The area’s first drive-in hasn’t been an actual business since it closed in 1986. And putting up the marquee minus the theater name would make the whole sign rescue more unnecessary than another Dino Rossi recount.

In prison parlance, Justus was “glued and tattooed.”

And then like a divine ray of light came The Answer.

Better than a divine light. This was free legal advice.

“Tell your buddy, Mr. Justus, that one way to get around those bureaucratic knuckleheads is to have a business at that location that is called East Trent Motor In,” said Spokane Valley attorney John Clark in a message left on my voice mail.

With the theater name licensed, Clark said Justus can legally put the sign up.

Justus can locate the new venture right out of the Justus Bag headquarters. But it doesn’t have to be connected to a movie business. If that were true The Gap would only sell jeans with no zippers and large holes in the seats.

“Hell, it can be an eBay business,” Clark continued. “It can be a baseball card business. It doesn’t even have to make money. It doesn’t have to be incorporated. It doesn’t have to be anything as long as it’s a business.

“It can be a poodle grooming thing. The name doesn’t have to be associated to the business…”

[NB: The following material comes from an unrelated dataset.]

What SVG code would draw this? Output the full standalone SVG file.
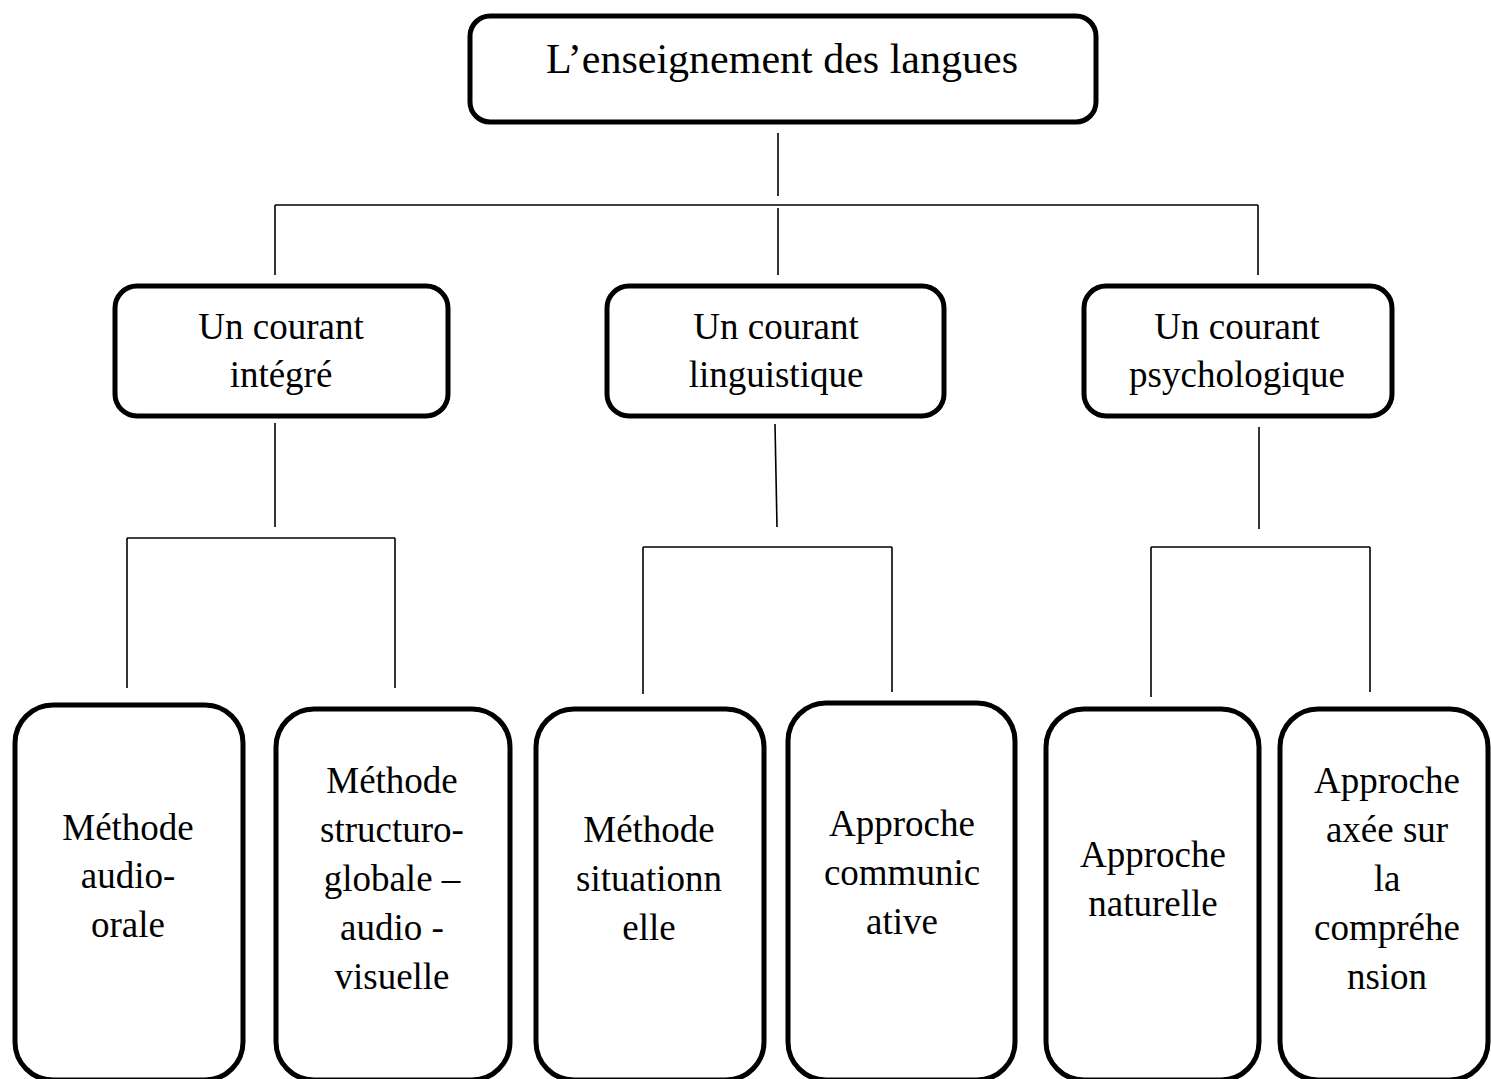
<svg xmlns="http://www.w3.org/2000/svg" width="1491" height="1079" viewBox="0 0 1491 1079">
<style>
.box{fill:#fff;stroke:#000;stroke-width:5}
.t{font-family:"Liberation Serif","Times New Roman",serif;font-size:37px;fill:#000;text-anchor:middle}
.big{font-size:42px}
.c line{stroke:#000;stroke-width:1.6;fill:none}
</style>
<rect width="1491" height="1079" fill="#fff"/>
<g class="c" id="connectors">
<line x1="778" y1="133" x2="778" y2="196"/>
<line x1="275" y1="205" x2="1258" y2="205"/>
<line x1="275" y1="205" x2="275" y2="275"/>
<line x1="778" y1="208" x2="778" y2="275"/>
<line x1="1258" y1="205" x2="1258" y2="275"/>
<line x1="275" y1="423" x2="275" y2="527"/>
<line x1="127" y1="538" x2="395" y2="538"/>
<line x1="127" y1="538" x2="127" y2="688"/>
<line x1="395" y1="538" x2="395" y2="688"/>
<line x1="775" y1="424" x2="777" y2="527"/>
<line x1="643" y1="547" x2="892" y2="547"/>
<line x1="643" y1="547" x2="643" y2="694"/>
<line x1="892" y1="547" x2="892" y2="692"/>
<line x1="1259" y1="427" x2="1259" y2="529"/>
<line x1="1151" y1="547" x2="1370" y2="547"/>
<line x1="1151" y1="547" x2="1151" y2="697"/>
<line x1="1370" y1="547" x2="1370" y2="692"/>
</g>
<g id="n-root">
<rect class="box" x="470" y="16" width="626" height="106" rx="20"/>
<text class="t big" x="782" y="73">L’enseignement des langues</text>
</g>
<g id="n-integre">
<rect class="box" x="115" y="286" width="333" height="130" rx="22"/>
<text class="t" x="281" y="339">Un courant</text>
<text class="t" x="281" y="387">intégré</text>
</g>
<g id="n-linguistique">
<rect class="box" x="607" y="286" width="337" height="130" rx="22"/>
<text class="t" x="776" y="339">Un courant</text>
<text class="t" x="776" y="387">linguistique</text>
</g>
<g id="n-psycho">
<rect class="box" x="1084" y="286" width="308" height="130" rx="22"/>
<text class="t" x="1237" y="339">Un courant</text>
<text class="t" x="1237" y="387">psychologique</text>
</g>
<g id="n-audio-orale">
<rect class="box" x="15" y="705" width="228" height="375" rx="38"/>
<text class="t" x="128" y="840">Méthode</text>
<text class="t" x="128" y="888">audio-</text>
<text class="t" x="128" y="937">orale</text>
</g>
<g id="n-sgav">
<rect class="box" x="276" y="709" width="234" height="371" rx="38"/>
<text class="t" x="392" y="793">Méthode</text>
<text class="t" x="392" y="842">structuro-</text>
<text class="t" x="392" y="891">globale –</text>
<text class="t" x="392" y="940">audio -</text>
<text class="t" x="392" y="989">visuelle</text>
</g>
<g id="n-situationnelle">
<rect class="box" x="536" y="709" width="228" height="371" rx="38"/>
<text class="t" x="649" y="842">Méthode</text>
<text class="t" x="649" y="891">situationn</text>
<text class="t" x="649" y="940">elle</text>
</g>
<g id="n-communicative">
<rect class="box" x="788" y="703" width="227" height="377" rx="38"/>
<text class="t" x="902" y="836">Approche</text>
<text class="t" x="902" y="885">communic</text>
<text class="t" x="902" y="934">ative</text>
</g>
<g id="n-naturelle">
<rect class="box" x="1046" y="709" width="213" height="371" rx="38"/>
<text class="t" x="1153" y="867">Approche</text>
<text class="t" x="1153" y="916">naturelle</text>
</g>
<g id="n-comprehension">
<rect class="box" x="1280" y="709" width="208" height="371" rx="38"/>
<text class="t" x="1387" y="793">Approche</text>
<text class="t" x="1387" y="842">axée sur</text>
<text class="t" x="1387" y="891">la</text>
<text class="t" x="1387" y="940">compréhe</text>
<text class="t" x="1387" y="989">nsion</text>
</g>
</svg>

So Justus headed to Spokane Valley City Hall last week. He filled out some paperwork. He plunked down about 30 bucks. The license, he said, should be here in four to six weeks.

Call me paranoid, but it all sounds too slick and simple to be true. Apparently it is.

“I can’t see a problem,” a Spokane Valley planner told me after checking and double-checking Justus’ plan. “It should be fine.”

Let’s hope so. I wouldn’t put it past some code-crazed obstructionist to toss a sand wedge into the clockworks.

Justus needs to hurry and resurrect this sign.

He’s trying. Justus said he called a sign company and told them to get started. He wants the old marquee spiffed up with paint and polish.

A Valley native, Justus is one of many of us who grew up with great affection for the East Trent. The sign came his way in 1998 when he and brother, Doug, bought two acres of the old drive-in site. The East Trent bordered the Justus Bag property.

The marquee stood where it always had until a few years ago. But when the state widened Trent, the sign had to come down.

Getting it standing again, as Justus discovered, is a thornier proposition.

But it needs to go up. It needs to loom over the Valley landscape as a symbol of those lazy, hazy summer days of yore, back when the drive-in movie was such a big part of American entertainment.

The Spokane area once boasted seven drive-ins. The East Trent opened in 1946. The North Cedar was last to leave in 1994. In most cases, the real estate on which the drive-ins stood grew far more valuable than whatever the seasonal outdoor movie business raked in.

Saving the East Trent marquee is a way of preserving a small piece of our past.

“That sign is a landmark,” said Clark in a later phone call. “If somebody wants to restore a piece of our local history, he should be encouraged.”

Justus plans to put his new business license in a frame and hang it on an office wall. And if all goes well, he intends to throw a big unveiling party.

“Oh, god, yes,” said Justus. “We’ll have a barbecue and everything. We’ll roast the city good on this one.”